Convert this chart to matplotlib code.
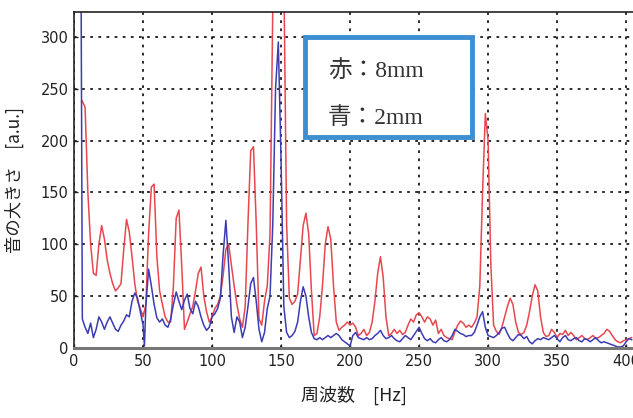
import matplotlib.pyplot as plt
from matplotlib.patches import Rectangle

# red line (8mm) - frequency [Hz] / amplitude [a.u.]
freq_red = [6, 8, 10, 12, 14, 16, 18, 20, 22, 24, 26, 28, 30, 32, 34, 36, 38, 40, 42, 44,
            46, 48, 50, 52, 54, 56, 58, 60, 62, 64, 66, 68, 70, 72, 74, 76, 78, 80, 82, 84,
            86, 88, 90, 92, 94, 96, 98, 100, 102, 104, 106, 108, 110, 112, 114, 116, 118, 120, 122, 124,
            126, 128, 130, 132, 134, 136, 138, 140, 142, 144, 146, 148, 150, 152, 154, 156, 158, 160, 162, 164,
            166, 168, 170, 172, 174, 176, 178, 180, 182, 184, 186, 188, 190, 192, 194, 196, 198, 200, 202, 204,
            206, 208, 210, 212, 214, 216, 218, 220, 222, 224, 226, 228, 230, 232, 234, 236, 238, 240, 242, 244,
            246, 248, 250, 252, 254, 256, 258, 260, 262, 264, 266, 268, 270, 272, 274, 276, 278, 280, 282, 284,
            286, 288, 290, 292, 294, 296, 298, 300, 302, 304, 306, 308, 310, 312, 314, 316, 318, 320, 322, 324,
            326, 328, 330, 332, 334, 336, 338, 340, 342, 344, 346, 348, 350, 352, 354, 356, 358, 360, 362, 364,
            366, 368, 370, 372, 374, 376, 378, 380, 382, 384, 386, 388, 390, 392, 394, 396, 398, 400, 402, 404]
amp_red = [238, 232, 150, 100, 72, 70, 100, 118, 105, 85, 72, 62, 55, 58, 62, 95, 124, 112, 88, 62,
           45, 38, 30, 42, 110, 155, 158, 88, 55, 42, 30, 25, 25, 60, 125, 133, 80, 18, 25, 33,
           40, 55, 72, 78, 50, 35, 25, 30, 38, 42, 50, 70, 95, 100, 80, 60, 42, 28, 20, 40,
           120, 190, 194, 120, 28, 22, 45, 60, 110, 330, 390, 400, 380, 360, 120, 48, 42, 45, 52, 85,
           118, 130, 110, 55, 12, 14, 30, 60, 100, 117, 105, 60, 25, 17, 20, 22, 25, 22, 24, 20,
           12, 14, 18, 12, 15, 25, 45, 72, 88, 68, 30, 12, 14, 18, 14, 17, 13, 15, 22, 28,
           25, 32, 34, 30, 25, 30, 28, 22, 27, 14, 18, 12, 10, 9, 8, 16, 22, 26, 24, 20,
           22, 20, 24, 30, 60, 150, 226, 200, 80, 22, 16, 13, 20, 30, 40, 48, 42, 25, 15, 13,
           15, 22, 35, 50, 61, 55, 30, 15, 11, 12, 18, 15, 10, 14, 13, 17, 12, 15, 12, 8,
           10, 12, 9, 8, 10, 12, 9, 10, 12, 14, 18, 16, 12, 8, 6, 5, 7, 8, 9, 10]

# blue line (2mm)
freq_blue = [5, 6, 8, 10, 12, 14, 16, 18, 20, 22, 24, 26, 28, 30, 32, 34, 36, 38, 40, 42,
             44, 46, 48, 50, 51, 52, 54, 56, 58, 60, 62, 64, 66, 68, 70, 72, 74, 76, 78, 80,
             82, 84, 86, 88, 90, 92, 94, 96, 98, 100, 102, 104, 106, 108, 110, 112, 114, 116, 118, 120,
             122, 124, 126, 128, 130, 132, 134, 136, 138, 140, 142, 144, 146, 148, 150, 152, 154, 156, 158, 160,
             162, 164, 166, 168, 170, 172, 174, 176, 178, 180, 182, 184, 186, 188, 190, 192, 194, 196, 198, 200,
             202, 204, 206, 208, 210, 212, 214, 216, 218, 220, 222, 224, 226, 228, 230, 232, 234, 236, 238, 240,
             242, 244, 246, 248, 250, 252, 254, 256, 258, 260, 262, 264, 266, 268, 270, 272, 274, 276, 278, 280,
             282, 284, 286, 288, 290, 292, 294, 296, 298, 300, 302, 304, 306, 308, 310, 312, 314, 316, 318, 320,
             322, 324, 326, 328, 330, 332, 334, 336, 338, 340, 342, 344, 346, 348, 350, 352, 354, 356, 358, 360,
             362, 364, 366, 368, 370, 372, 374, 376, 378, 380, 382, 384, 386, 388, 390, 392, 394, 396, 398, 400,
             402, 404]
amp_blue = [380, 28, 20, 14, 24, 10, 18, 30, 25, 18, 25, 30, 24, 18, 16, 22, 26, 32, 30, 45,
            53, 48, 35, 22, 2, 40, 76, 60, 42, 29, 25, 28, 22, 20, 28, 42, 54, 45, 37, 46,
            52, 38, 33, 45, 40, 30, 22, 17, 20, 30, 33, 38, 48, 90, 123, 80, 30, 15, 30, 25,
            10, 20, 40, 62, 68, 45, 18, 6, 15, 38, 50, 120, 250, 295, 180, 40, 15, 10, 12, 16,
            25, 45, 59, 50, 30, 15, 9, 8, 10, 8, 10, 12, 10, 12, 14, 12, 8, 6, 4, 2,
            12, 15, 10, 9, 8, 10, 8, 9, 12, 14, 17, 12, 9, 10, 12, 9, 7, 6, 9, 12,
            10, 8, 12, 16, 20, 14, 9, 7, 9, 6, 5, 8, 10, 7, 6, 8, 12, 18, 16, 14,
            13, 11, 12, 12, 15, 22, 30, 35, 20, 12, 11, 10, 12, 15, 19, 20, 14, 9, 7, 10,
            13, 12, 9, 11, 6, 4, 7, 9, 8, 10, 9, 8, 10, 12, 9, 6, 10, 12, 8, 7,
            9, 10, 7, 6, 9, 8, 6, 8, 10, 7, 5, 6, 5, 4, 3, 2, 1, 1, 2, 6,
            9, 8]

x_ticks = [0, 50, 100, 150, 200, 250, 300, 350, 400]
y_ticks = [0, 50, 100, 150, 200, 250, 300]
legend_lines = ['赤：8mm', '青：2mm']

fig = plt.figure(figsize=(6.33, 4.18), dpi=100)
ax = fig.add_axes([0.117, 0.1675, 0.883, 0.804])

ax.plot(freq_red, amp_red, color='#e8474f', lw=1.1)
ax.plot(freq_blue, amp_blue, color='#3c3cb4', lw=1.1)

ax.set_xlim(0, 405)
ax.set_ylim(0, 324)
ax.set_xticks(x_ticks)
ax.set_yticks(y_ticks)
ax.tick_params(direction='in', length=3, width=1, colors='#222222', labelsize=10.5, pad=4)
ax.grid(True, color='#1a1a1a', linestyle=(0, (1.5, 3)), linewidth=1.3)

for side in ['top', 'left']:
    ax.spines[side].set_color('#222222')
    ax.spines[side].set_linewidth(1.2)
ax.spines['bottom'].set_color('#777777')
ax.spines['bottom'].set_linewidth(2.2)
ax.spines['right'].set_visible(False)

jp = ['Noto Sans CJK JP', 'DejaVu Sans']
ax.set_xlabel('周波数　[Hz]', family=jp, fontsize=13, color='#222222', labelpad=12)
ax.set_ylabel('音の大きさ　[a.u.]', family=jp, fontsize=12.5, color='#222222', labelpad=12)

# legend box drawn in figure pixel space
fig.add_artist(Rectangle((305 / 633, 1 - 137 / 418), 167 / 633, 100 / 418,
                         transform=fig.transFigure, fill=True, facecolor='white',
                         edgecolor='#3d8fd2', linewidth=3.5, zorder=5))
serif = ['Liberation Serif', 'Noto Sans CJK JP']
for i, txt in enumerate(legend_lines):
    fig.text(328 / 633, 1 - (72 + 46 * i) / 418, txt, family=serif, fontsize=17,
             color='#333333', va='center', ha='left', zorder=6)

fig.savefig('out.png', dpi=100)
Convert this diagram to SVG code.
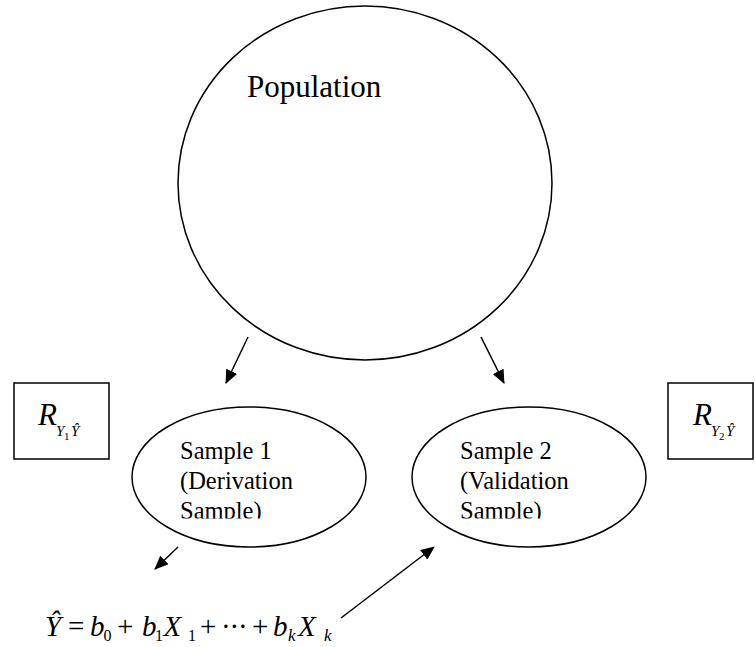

THE EXERCISE.
Pictures excluded, repeat exactly the lines from the top of the material through the line with "from matplotlib.patches import Rectangle", including both of those lines.

WRITTEN RESPONSE.
Convert this chart to matplotlib code.
import matplotlib.pyplot as plt
from matplotlib.patches import Rectangle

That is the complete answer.